November is National Pet Diabetes Month

November is  National Pet Diabetes Month. A lot of people aren’t even aware that their pet can develop diabetes. Like diabetes in humans, there is no cure, but you can treat it. It is important to know that this disease is much more manageable with an early diagnosis.

Here are a few signs of diabetes to watch out for:

  1. Increased thirst
  2. Increased urination
  3. Increased hunger
  4. Obesity (a common risk factor for developing diabetes)
  5. Weight loss
  6. Weakness
  7. Thin or dull hair coat
  8. Cloudy eyes (Cataracts)
  9. Depression
  10. Vomiting

So if your pet has some of these signs what should you do?

Set up an appointment for your pet to see one of our doctors.  They will perform a physical exam, check blood work and run a urinalysis.

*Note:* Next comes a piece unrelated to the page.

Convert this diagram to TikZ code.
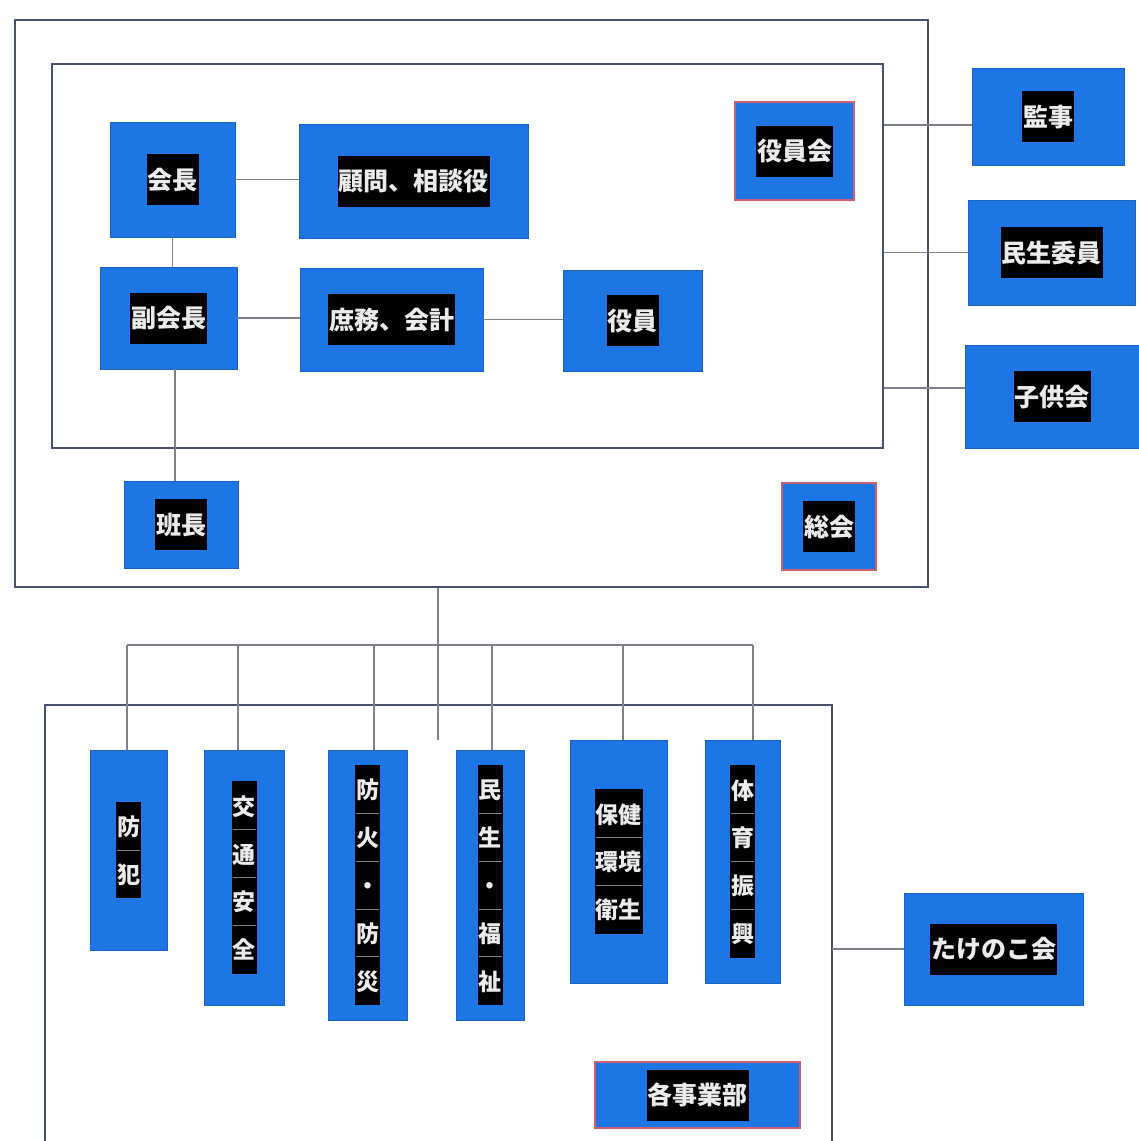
\documentclass[tikz,border=0pt]{standalone}
\usepackage{fontspec}
\usepackage{array}
\setmainfont{Noto Sans CJK JP}
\usetikzlibrary{positioning}
\definecolor{boxblue}{RGB}{30,118,228}
\definecolor{framecol}{RGB}{72,82,112}
\definecolor{linecol}{RGB}{128,128,138}
\definecolor{redline}{RGB}{205,95,115}
\tikzstyle{unit}=[fill=boxblue,draw=boxblue!85!black,line width=0.6pt,inner sep=0pt]
\tikzstyle{meeting}=[unit,draw=redline,line width=2pt]
\tikzstyle{frame}=[draw=framecol,line width=2.4pt,inner sep=0pt]
\tikzstyle{link}=[draw=linecol,line width=1.5pt]
\setlength{\fboxsep}{1pt}
\setlength{\arrayrulewidth}{0.8pt}
\newcommand{\lbl}[1]{\colorbox{black}{\rule[-15pt]{0pt}{49pt}\textcolor{white!92!black}{#1}}}
\newcommand{\vlbl}[1]{\colorbox{black}{\color{linecol}\fontsize{23}{28}\selectfont\bfseries
  \renewcommand{\arraystretch}{1.68}\begin{tabular}{@{}>{\color{white!92!black}}c@{}}#1\end{tabular}}}
\newcommand{\sep}{\\\hline}

\begin{document}
\begin{tikzpicture}[x=1pt,y=-1pt,every node/.style={font=\fontsize{25}{30}\selectfont\bfseries}]
\useasboundingbox (0,0) rectangle (1139,1141);

% frames
\node[frame,minimum width=913pt,minimum height=567pt] (outer) at (471.5,303.5) {};
\node[frame,minimum width=831pt,minimum height=384pt] (inner) at (467.5,256) {};
\coordinate (lfTL) at (45,705);
\coordinate (lfTR) at (832,705);
\draw[frame] (45,1141) -- (lfTL) -- (lfTR) -- (832,1141);

% officers
\node[unit,minimum width=125pt,minimum height=115pt] (kaicho) at (172.5,179.5) {\lbl{会長}};
\node[unit,minimum width=229pt,minimum height=114pt] (komon) at (413.5,181) {\lbl{顧問、相談役}};
\node[unit,minimum width=137pt,minimum height=102pt] (fukukaicho) at (168.5,318) {\lbl{副会長}};
\node[unit,minimum width=183pt,minimum height=103pt] (shomu) at (391.5,319.5) {\lbl{庶務、会計}};
\node[unit,minimum width=139pt,minimum height=101pt] (yakuin) at (632.5,320.5) {\lbl{役員}};
\node[meeting,minimum width=119pt,minimum height=98pt] (yakuinkai) at (794.5,151) {\lbl{役員会}};
\node[unit,minimum width=114pt,minimum height=87pt] (hancho) at (181,524.5) {\lbl{班長}};
\node[meeting,minimum width=94pt,minimum height=87pt] (sokai) at (829,526.5) {\lbl{総会}};

% outside
\node[unit,minimum width=152pt,minimum height=97pt] (kanji) at (1048,116.5) {\lbl{監事}};
\node[unit,minimum width=167pt,minimum height=105pt] (minsei) at (1051.5,252.5) {\lbl{民生委員}};
\node[unit,minimum width=174pt,minimum height=103pt] (kodomo) at (1052,396.5) {\lbl{子供会}};
\node[unit,minimum width=179pt,minimum height=112pt] (takenoko) at (993.5,949) {\lbl{たけのこ会}};

% departments
\node[unit,minimum width=77pt,minimum height=200pt] (bohan) at (128.5,850) {\vlbl{防\sep 犯}};
\node[unit,minimum width=80pt,minimum height=255pt] (kotsu) at (244,877.5) {\vlbl{交\sep 通\sep 安\sep 全}};
\node[unit,minimum width=79pt,minimum height=270pt] (boka) at (367.5,885) {\vlbl{防\sep 火\sep ・\sep 防\sep 災}};
\node[unit,minimum width=68pt,minimum height=270pt] (fukushi) at (490,885) {\vlbl{民\sep 生\sep ・\sep 福\sep 祉}};
\node[unit,minimum width=97pt,minimum height=243pt] (hoken) at (618.5,861.5) {\vlbl{保健\sep 環境\sep 衛生}};
\node[unit,minimum width=75pt,minimum height=243pt] (taiiku) at (742.5,861.5) {\vlbl{体\sep 育\sep 振\sep 興}};
\node[meeting,minimum width=205pt,minimum height=66pt] (jigyobu) at (697.5,1095) {\lbl{各事業部}};

% links
\draw[link] (kaicho.south) -- (kaicho.south |- fukukaicho.north);
\draw[link] (175,369) -- (hancho.north -| 175,0);
\draw[link] (kaicho.east) -- (kaicho.east -| komon.west);
\draw[link] (fukukaicho.east) -- (fukukaicho.east -| shomu.west);
\draw[link] (shomu.east) -- (shomu.east -| yakuin.west);
\draw[link] (inner.east |- 0,125) -- (kanji.west |- 0,125);
\draw[link] (inner.east |- minsei.west) -- (minsei.west);
\draw[link] (inner.east |- 0,388) -- (kodomo.west |- 0,388);
\draw[link] (takenoko.west) -- (takenoko.west -| lfTR);

\coordinate (busend) at (438,740);
\coordinate (bus) at (438,645);
\draw[link] (outer.south -| busend) -- (busend);
\draw[link] (127,645) -- (753,645);
\foreach \d/\x in {bohan/127,kotsu/238,boka/374,fukushi/492,hoken/623,taiiku/753}
  \draw[link] (\x,645) -- (\d.north -| \x,0);
\end{tikzpicture}
\end{document}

What if they have Diabetes?

Treatment is based on how severe the symptoms and lab work results are and if your pet has any other health concerns. Each pet will need a treatment plan tailored to their own individual needs.

Here are the basics:

*After being diagnosed, a veterinarian will prescribe insulin injections for your dog or cat. This is usually given twice daily. Your veterinarian will show you how to do this so that you can be comfortable giving the insulin at home.   While this might seem scary to someone who’s never done it before, it’s really easy. Insulin syringes are very tiny and the injection takes only seconds. (Watch the videos below to see how we give a cat and a dog injections with insulin syringes.)

*A diet change is needed most of the time as well. There are prescription foods available at your veterinarian that can really help your pet get back on track.

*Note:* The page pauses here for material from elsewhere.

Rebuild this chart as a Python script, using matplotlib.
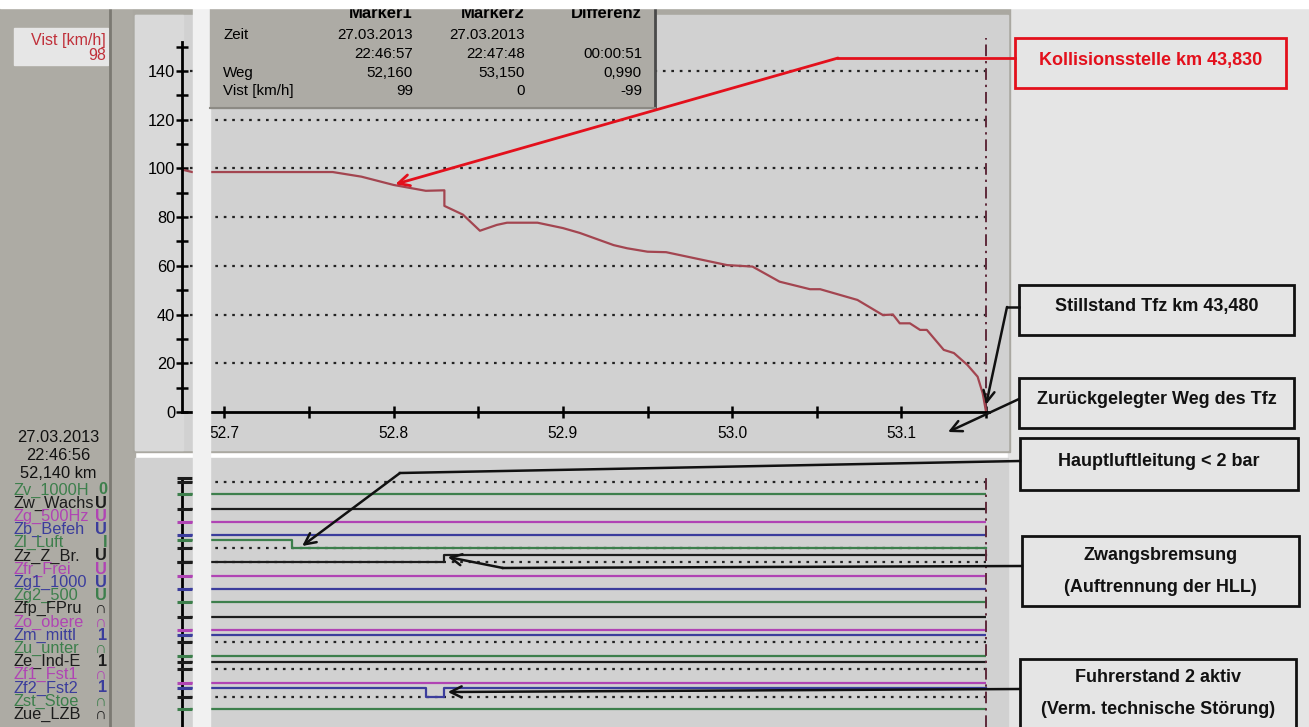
import matplotlib as mpl
mpl.use('Agg')
import matplotlib.pyplot as plt
from matplotlib.patches import Rectangle
from matplotlib.ticker import MultipleLocator, FormatStrFormatter

plt.rcParams['font.family'] = ['Liberation Sans', 'DejaVu Sans']

W, H = 1309, 727

# speed recording: position [km] and Vist [km/h]
weg = [52.675, 52.681, 52.764, 52.781, 52.800, 52.819, 52.830, 52.830, 52.841,
       52.851, 52.861, 52.867, 52.885, 52.900, 52.910, 52.930, 52.938, 52.950,
       52.961, 52.997, 53.012, 53.028, 53.046, 53.052, 53.074, 53.089, 53.095,
       53.099, 53.105, 53.111, 53.115, 53.125, 53.131, 53.139, 53.145, 53.148, 53.150]
vist = [99.5, 98.5, 98.5, 96.6, 93.2, 90.8, 91.0, 84.6, 81.0,
        74.4, 76.8, 77.7, 77.7, 75.5, 73.5, 68.5, 67.2, 65.8,
        65.6, 60.3, 59.7, 53.5, 50.4, 50.4, 46.0, 39.8, 40.0,
        36.4, 36.4, 33.7, 33.7, 25.5, 24.2, 19.3, 14.5, 7.7, 0.0]
v_grid = [20, 40, 60, 80, 100, 120, 140]
marker_km = 53.150

# binary channels (level in panel units, colour key)
G, K, M, B = '#3d7f4c', '#1c1c1c', '#b044b4', '#3b3d9c'
flat_levels = [232.7, 217.7, 205.3, 192.0, 151.0, 137.7, 124.7, 110.3, 97.0, 92.0, 71.0, 65.3, 43.7, 17.7]
flat_colors = [G, K, M, B, M, B, G, K, M, B, G, K, M, G]
dotted_levels = [245.3, 178.7, 165.3, 85.3, 57.7, 30.3]
luft_km = [52.675, 52.740, 52.740, 53.150]
luft_lvl = [187.0, 187.0, 178.7, 178.7]
zbr_km = [52.675, 52.830, 52.830, 53.150]
zbr_lvl = [165.3, 165.3, 172.0, 172.0]
fst2_km = [52.675, 52.819, 52.819, 52.830, 52.830, 53.150]
fst2_lvl = [39.3, 39.3, 30.3, 30.3, 39.3, 39.3]

sig_names = ['Zv_1000H', 'Zw_Wachs', 'Zg_500Hz', 'Zb_Befeh', 'Zl_Luft', 'Zz_Z_Br.',
             'Zfr_Frei', 'Zg1_1000', 'Zg2_500', 'Zfp_FPru', 'Zo_obere', 'Zm_mittl',
             'Zu_unter', 'Ze_Ind-E', 'Zf1_Fst1', 'Zf2_Fst2', 'Zst_Stoe', 'Zue_LZB']
sig_states = ['0', 'U', 'U', 'U', 'I', 'U', 'U', 'U', 'U', '\u2229', '\u2229', '1',
              '\u2229', '1', '\u2229', '1', '\u2229', '\u2229']
sig_colors = [G, K, M, B] * 4 + [G, K]

tab_rows = ['Zeit', '', 'Weg', 'Vist [km/h]']
tab_m1 = ['27.03.2013', '22:46:57', '52,160', '99']
tab_m2 = ['27.03.2013', '22:47:48', '53,150', '0']
tab_diff = ['', '00:00:51', '0,990', '-99']

fig = plt.figure(figsize=(W / 100, H / 100), dpi=100)
fig.patch.set_facecolor('white')


def px_axes(x0, y0, x1, y1, **kw):
    return fig.add_axes([x0 / W, 1 - y1 / H, (x1 - x0) / W, (y1 - y0) / H], **kw)


def px_space(ax):
    ax.set_xlim(0, W)
    ax.set_ylim(H, 0)
    ax.axis('off')


# ---- background panels
bg = px_axes(0, 0, W, H, zorder=0)
px_space(bg)
bg.add_patch(Rectangle((0, 8), 135, H, color='#adaba4'))
bg.add_patch(Rectangle((1008, 8), W - 1008, H, color='#e5e5e5'))
bg.add_patch(Rectangle((133, 8), 877, 444, color='#aaa8a1'))
bg.add_patch(Rectangle((135, 15), 873, 435, color='#d1d1d1'))
bg.add_patch(Rectangle((135, 15), 48, 435, color='#d9d9d9'))
bg.add_patch(Rectangle((135, 458), 873, 270, color='#d1d1d1'))
bg.plot([110, 110], [8, H], color='#7b7972', lw=2)
bg.add_patch(Rectangle((14, 28), 94, 37, color='#e6e6e6'))
bg.text(106, 40, 'Vist [km/h]', color='#c0303a', fontsize=11.5, ha='right', va='center')
bg.text(106, 56, '98', color='#c0303a', fontsize=11.5, ha='right', va='center')
for i, s in enumerate(['27.03.2013', '22:46:56', '52,140 km']):
    bg.text(58, 438 + 17.5 * i, s, fontsize=11.8, ha='center', va='center', color='#111111')
for i, (n, s, c) in enumerate(zip(sig_names, sig_states, sig_colors)):
    y = 490 + 13.2 * i
    bg.text(14, y, n, fontsize=11.8, color=c, ha='left', va='center')
    bg.text(107, y, s, fontsize=11.8, color=c, ha='right', va='center', fontweight='bold')

# ---- speed diagram
ax = px_axes(182, 41.7, 1003, 412, zorder=2)
ax.patch.set_visible(False)
ax.set_xlim(52.675, 53.16)
ax.set_ylim(0, 152)
for s in ['top', 'right']:
    ax.spines[s].set_visible(False)
ax.spines['left'].set_linewidth(2)
ax.spines['bottom'].set_linewidth(2)
ax.spines['bottom'].set_bounds(52.675, 53.152)
ax.hlines(v_grid, 52.68, marker_km, colors='#222222', lw=1.6, linestyles=(0, (1.2, 2.6)))
ax.axvline(marker_km, ymin=0, ymax=1.01, color='#5e2a3a', lw=1.4,
           linestyle=(0, (6, 2.5, 1.2, 2.5)), clip_on=False)
ax.plot(weg, vist, color='#a34550', lw=1.6)
ax.yaxis.set_major_locator(MultipleLocator(20))
ax.yaxis.set_minor_locator(MultipleLocator(10))
ax.xaxis.set_major_locator(MultipleLocator(0.1))
ax.xaxis.set_minor_locator(MultipleLocator(0.05))
ax.xaxis.set_major_formatter(FormatStrFormatter('%.1f'))
ax.tick_params(which='both', direction='inout', length=8, width=1.8)
ax.tick_params(axis='x', pad=6, labelsize=11.2)
ax.tick_params(axis='y', pad=1, labelsize=11.8)

# ---- channel diagram
axs = px_axes(182, 457, 1003, 727, zorder=2)
axs.patch.set_visible(False)
axs.set_xlim(52.675, 53.16)
axs.set_ylim(0, 270)
for s in ['top', 'right', 'bottom']:
    axs.spines[s].set_visible(False)
axs.spines['left'].set_linewidth(2)
axs.spines['left'].set_bounds(0, 249)
axs.set_xticks([])
axs.set_yticks([])
axs.hlines(dotted_levels, 52.68, marker_km, colors='#222222', lw=1.6, linestyles=(0, (1.2, 2.6)))
axs.hlines(flat_levels, 52.68, marker_km, colors=flat_colors, lw=1.6)
axs.plot(luft_km, luft_lvl, color=G, lw=1.6)
axs.plot(zbr_km, zbr_lvl, color=K, lw=1.6)
axs.plot(fst2_km, fst2_lvl, color=B, lw=1.6)
axs.plot([marker_km, marker_km], [0, 249], color='#5e2a3a', lw=1.4,
         linestyle=(0, (6, 2.5, 1.2, 2.5)))
# channel ticks on the left axis, coloured like their trace
tick_lvls = flat_levels + dotted_levels + [luft_lvl[0], zbr_lvl[0], fst2_lvl[0], 249]
tick_cols = flat_colors + [K] * len(dotted_levels) + [G, K, B, K]
axs.scatter([52.6765] * len(tick_lvls), tick_lvls, marker='_', s=130, linewidths=2.2,
            c=tick_cols, clip_on=False, zorder=3)

# ---- overlay: white strip, marker table, callouts
ov = px_axes(0, 0, W, H, zorder=10)
ov.patch.set_visible(False)
px_space(ov)
ov.add_patch(Rectangle((193, 0), 17, H, color='#f1f1f1', zorder=1))
ov.add_patch(Rectangle((210, 0), 445, 108, color='#adaba5', zorder=1))
ov.plot([655, 655], [0, 108], color='#4a4a4a', lw=2, zorder=1)
ov.plot([210, 655], [108, 108], color='#8c8a84', lw=1.5, zorder=1)
for x, h in zip([413, 525, 642], ['Marker1', 'Marker2', 'Differenz']):
    ov.text(x, 18, h, fontsize=12, fontweight='bold', ha='right', va='baseline', zorder=2)
for i, y in enumerate([35, 54, 73, 91]):
    ov.text(223, y, tab_rows[i], fontsize=10.9, ha='left', va='center', zorder=2)
    ov.text(413, y, tab_m1[i], fontsize=10.9, ha='right', va='center', zorder=2)
    ov.text(525, y, tab_m2[i], fontsize=10.9, ha='right', va='center', zorder=2)
    ov.text(642, y, tab_diff[i], fontsize=10.9, ha='right', va='center', zorder=2)
ov.add_patch(Rectangle((0, 0), W, 8, color='white', zorder=3))

RED = '#e3101c'


def callout(x0, y0, x1, y1, lines, ys, color='#111111'):
    ov.add_patch(Rectangle((x0, y0), x1 - x0, y1 - y0, fc='#e5e5e5', ec=color, lw=2, zorder=4))
    for s, y in zip(lines, ys):
        ov.text((x0 + x1) / 2, y, s, color=color, fontsize=13, fontweight='bold',
                ha='center', va='center', zorder=5)


def arrow(xy, xytext, coords, color='#111111', lw=1.8):
    ov.annotate('', xy=xy, xycoords=coords, xytext=xytext, textcoords='data',
                arrowprops=dict(arrowstyle='->', color=color, lw=lw, shrinkA=0, shrinkB=0,
                                mutation_scale=20), zorder=6)


callout(1015, 38, 1286, 88, ['Kollisionsstelle km 43,830'], [60], color=RED)
ov.plot([1015, 838], [58, 58], color=RED, lw=2, zorder=6)
arrow((52.801, 93.5), (838, 58), ax.transData, color=RED, lw=2)

callout(1019, 285, 1294, 335, ['Stillstand Tfz km 43,480'], [307])
ov.plot([1019, 1007], [307, 307], color='#111111', lw=1.8, zorder=6)
arrow((marker_km, 3), (1007, 307), ax.transData)

callout(1019, 378, 1294, 428, ['Zurückgelegter Weg des Tfz'], [400])
arrow((948, 432), (1019, 399), ov.transData)

callout(1020, 438, 1298, 490, ['Hauptluftleitung < 2 bar'], [461])
ov.plot([1020, 400], [461, 473], color='#111111', lw=1.8, zorder=6)
arrow((52.746, 181), (400, 473), axs.transData)

callout(1022, 536, 1299, 606, ['Zwangsbremsung', '(Auftrennung der HLL)'], [555, 587])
ov.plot([1022, 503], [566, 568], color='#111111', lw=1.8, zorder=6)
arrow((52.832, 170), (503, 568), axs.transData)

callout(1020, 659, 1296, 735, ['Fuhrerstand 2 aktiv', '(Verm. technische Störung)'], [678, 710])
arrow((52.832, 35), (1020, 689), axs.transData)

fig.savefig('out.png', dpi=100)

*Regular glucose checks are a critical part of monitoring and treating any diabetic patient. The majority of clients choose to drop their pet off at the veterinarian to spend the day and have the blood glucose curve checked there. Occasionally an owner will be able to get a monitor and check their pets curve at home.

It might be a scary thing to find out your pet has diabetes but it is a manageable disease and many diabetic pets live happy, healthy lives.